■ **EXERCISE INPUT**:
--------

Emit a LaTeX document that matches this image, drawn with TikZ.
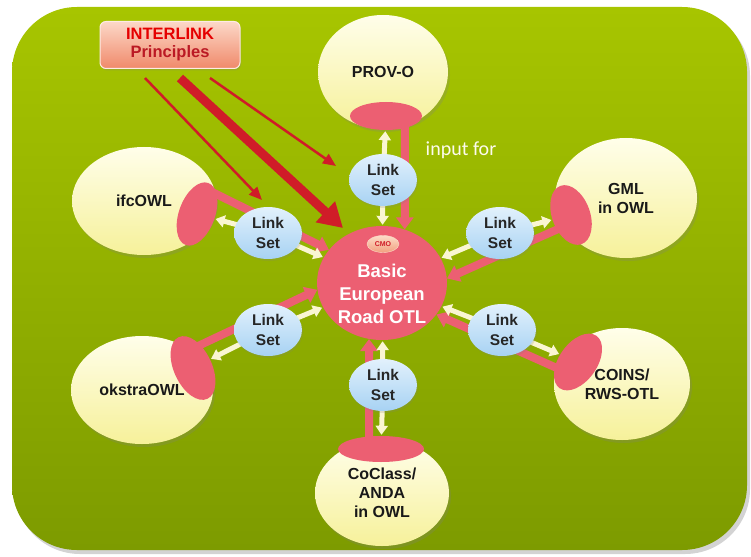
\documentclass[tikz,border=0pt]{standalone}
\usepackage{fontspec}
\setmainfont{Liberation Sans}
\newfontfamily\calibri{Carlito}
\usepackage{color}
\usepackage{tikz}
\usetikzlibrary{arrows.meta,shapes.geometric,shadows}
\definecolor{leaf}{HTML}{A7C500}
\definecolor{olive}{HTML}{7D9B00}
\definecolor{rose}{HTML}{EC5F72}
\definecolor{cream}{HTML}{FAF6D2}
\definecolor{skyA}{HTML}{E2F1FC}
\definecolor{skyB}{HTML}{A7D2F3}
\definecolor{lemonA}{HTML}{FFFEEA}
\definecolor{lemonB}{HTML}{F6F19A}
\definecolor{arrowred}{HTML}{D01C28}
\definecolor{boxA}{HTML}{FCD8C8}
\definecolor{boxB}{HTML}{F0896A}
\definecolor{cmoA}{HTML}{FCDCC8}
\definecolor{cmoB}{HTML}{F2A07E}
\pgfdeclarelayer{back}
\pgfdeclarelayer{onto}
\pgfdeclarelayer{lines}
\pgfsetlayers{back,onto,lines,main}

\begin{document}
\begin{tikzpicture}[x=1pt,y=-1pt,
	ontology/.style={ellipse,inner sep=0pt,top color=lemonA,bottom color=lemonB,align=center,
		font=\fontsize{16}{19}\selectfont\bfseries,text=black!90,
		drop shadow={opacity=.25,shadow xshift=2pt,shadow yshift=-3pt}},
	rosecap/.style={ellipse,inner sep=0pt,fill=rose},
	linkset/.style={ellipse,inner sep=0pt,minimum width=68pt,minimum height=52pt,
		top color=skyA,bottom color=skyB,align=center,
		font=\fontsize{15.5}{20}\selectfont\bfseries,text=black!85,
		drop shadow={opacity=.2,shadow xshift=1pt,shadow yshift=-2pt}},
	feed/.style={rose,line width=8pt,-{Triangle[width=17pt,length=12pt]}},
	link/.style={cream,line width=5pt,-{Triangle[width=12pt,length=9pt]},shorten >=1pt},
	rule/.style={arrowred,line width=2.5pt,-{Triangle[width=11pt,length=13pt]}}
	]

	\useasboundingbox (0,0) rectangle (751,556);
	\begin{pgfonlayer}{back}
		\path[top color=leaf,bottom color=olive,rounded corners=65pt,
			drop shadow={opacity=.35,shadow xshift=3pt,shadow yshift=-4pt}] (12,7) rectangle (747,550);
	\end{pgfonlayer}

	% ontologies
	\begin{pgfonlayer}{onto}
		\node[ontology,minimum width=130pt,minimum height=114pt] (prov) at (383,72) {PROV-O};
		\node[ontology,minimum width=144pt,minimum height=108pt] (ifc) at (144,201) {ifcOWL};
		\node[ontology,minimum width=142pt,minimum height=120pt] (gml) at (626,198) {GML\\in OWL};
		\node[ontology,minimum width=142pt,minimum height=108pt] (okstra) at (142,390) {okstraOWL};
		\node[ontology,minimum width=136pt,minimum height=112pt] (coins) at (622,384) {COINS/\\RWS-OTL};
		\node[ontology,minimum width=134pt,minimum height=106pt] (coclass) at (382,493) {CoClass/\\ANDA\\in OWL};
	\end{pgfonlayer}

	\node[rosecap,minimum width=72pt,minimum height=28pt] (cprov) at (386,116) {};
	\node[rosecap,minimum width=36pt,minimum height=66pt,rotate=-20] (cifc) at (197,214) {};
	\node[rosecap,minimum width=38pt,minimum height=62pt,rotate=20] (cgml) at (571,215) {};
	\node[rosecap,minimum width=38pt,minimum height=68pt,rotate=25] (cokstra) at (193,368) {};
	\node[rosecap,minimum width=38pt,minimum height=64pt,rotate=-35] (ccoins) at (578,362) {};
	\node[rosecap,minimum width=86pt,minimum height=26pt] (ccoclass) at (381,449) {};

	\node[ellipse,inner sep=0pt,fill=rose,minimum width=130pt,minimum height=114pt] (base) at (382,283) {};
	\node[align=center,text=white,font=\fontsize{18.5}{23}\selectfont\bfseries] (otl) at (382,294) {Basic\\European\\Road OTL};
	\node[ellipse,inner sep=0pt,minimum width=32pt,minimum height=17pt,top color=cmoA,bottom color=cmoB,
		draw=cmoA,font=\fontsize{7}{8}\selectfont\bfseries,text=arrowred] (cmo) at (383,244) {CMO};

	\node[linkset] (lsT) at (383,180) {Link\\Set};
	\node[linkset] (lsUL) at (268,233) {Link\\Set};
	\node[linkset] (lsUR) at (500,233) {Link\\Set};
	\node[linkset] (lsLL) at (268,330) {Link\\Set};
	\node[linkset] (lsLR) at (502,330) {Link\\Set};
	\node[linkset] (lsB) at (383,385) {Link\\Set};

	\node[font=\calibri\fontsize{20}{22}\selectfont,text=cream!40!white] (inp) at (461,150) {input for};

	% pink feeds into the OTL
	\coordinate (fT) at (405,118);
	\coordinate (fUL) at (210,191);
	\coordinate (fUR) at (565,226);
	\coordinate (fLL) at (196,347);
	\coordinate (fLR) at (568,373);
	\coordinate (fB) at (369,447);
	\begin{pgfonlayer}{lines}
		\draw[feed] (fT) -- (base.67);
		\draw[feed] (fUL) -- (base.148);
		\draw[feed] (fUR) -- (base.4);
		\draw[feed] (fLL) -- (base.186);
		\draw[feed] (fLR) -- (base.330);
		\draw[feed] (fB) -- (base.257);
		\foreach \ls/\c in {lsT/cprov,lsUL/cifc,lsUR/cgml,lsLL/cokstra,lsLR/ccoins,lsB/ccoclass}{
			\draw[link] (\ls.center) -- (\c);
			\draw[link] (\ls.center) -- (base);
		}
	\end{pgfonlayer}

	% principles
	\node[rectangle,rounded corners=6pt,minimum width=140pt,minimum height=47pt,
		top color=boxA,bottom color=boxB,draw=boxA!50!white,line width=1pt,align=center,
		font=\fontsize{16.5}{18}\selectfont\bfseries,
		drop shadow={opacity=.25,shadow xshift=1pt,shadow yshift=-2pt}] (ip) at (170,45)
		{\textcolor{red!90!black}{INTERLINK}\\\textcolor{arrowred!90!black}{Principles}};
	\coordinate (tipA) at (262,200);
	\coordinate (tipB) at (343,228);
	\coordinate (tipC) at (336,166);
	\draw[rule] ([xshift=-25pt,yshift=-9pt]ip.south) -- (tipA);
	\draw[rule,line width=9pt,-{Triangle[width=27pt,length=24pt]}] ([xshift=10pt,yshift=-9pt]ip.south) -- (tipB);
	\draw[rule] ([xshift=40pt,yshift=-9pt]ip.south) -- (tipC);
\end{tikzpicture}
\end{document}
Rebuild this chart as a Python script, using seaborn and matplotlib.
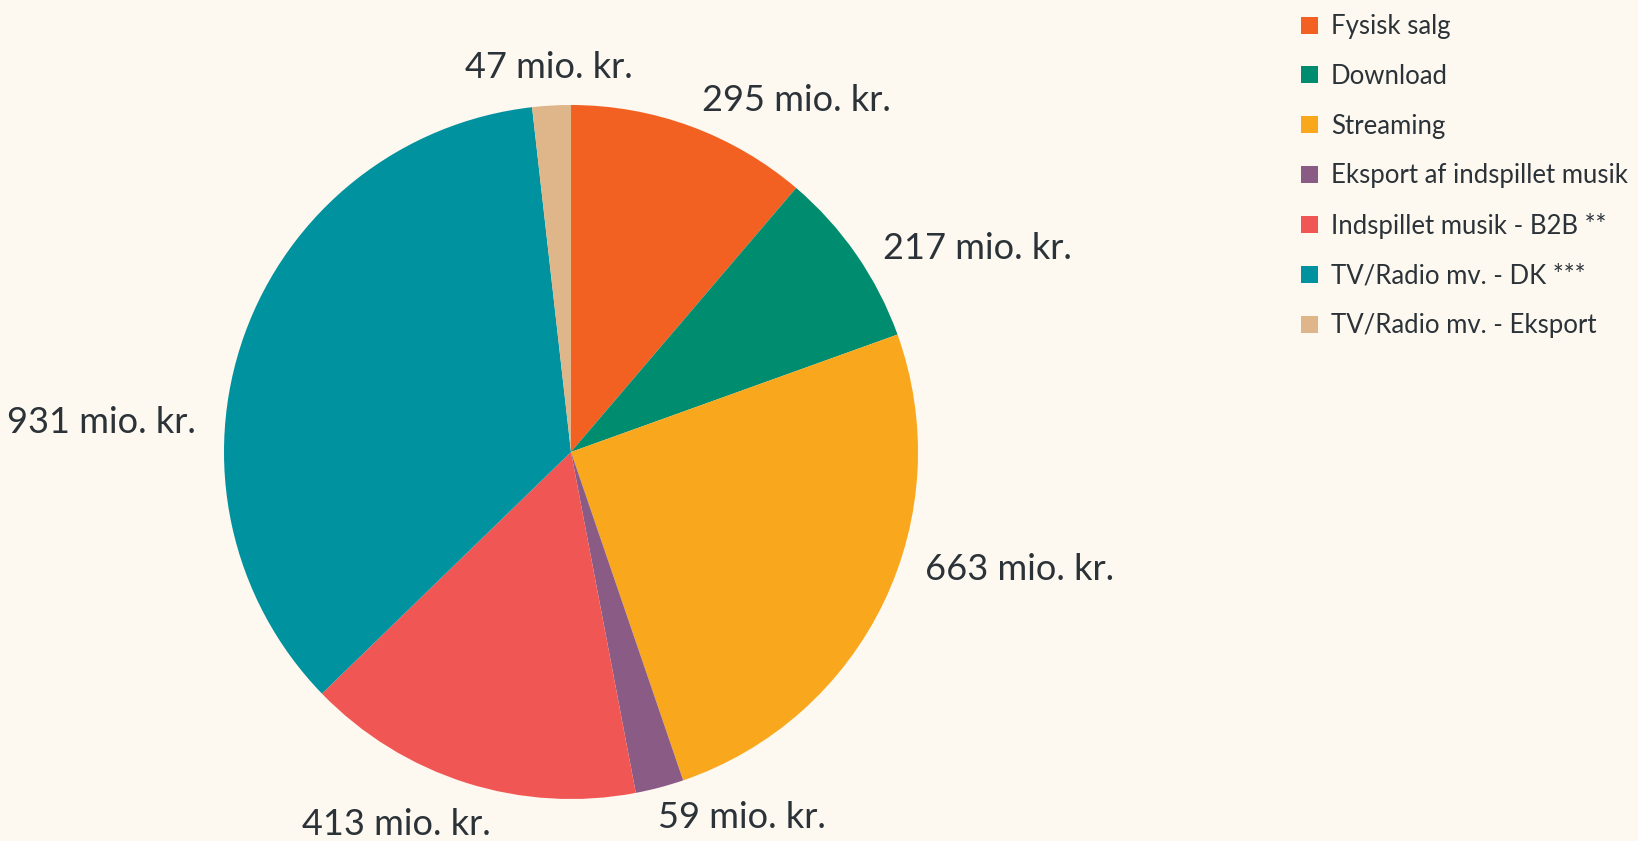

--------

■ **SHORT PROBLEM**: Scan the lines for the string "this". Pick out every line that has it.

■ **WRITTEN REPLY**:
Emit a LaTeX document that matches this image, drawn with TikZ.
Rebuild this chart as a Python script, using seaborn and matplotlib.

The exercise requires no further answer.